Joy, who is Faith’s twin sister, was tickled by the group’s insertion of R2D2 — a celebrated Star Wars droid — into the scene.
“You can stick R2D2 into the background, and no one is complaining,” Joy said gleefully.
Their mom, Brooke Holzhammer, is proud of her children, though she was a little concerned about their turn as Nazi soldiers in the gravel pit scene.
“We asked that they not wear any swastikas,” she stressed.
EDUCATIONAL AND FUN
All told, Brooke estimates her children spent around two weeks on their stop-motion scene. It’s an assignment that branched into academics, she noted, citing the study of history as an example.
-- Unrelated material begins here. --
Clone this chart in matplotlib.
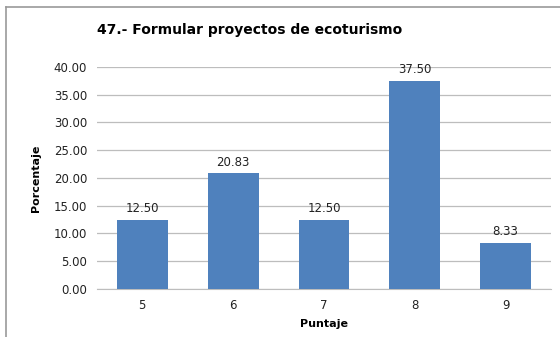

“It’s been really interesting watching the kids,” Brooke said, adding the filmmaking process has helped them look at video differently; they can now better appreciate the behind-the-scenes work that goes into movies.
Jack and Will Nop of Middlebury provided the other stop-motion Lego scene. It was the one where Jones is talking to a couple of government agents about the Nazi search for the Ark.
Jack, who was 15 at the time of the project, had already been doing stop-motion animation for a while. Around 20 examples of his work can be seen on YouTube, under the title “NopFilms.”
He filmed his “Raiders” scene in more that 2,000 individual shots during roughly two-and-a-half months.
“I think it turned out to be one of my better projects,” Jack said. “It was fun.”
Broderson is hoping for a great crowd at the Marquis on March 16. Viewers will not only be able to relive the iconic movie in a different context, they will get some great surprises during every scene shift that will feature new actors, and a different treatment of the material.
“The range of styles is so varied,” said Broderson, who has had a sneak peek at the full movie. “There are several animated scenes. There’s one scene where one guy plays every role. There’s one scene with a sock puppet.
“It went really well,” he added.
The March 16 screening will be free, though donations will be accepted for the summer children’s filmmaking camps at the Ilsley. The “Raiders” film trailer can be seen at www.crowdsourcedcinema.com.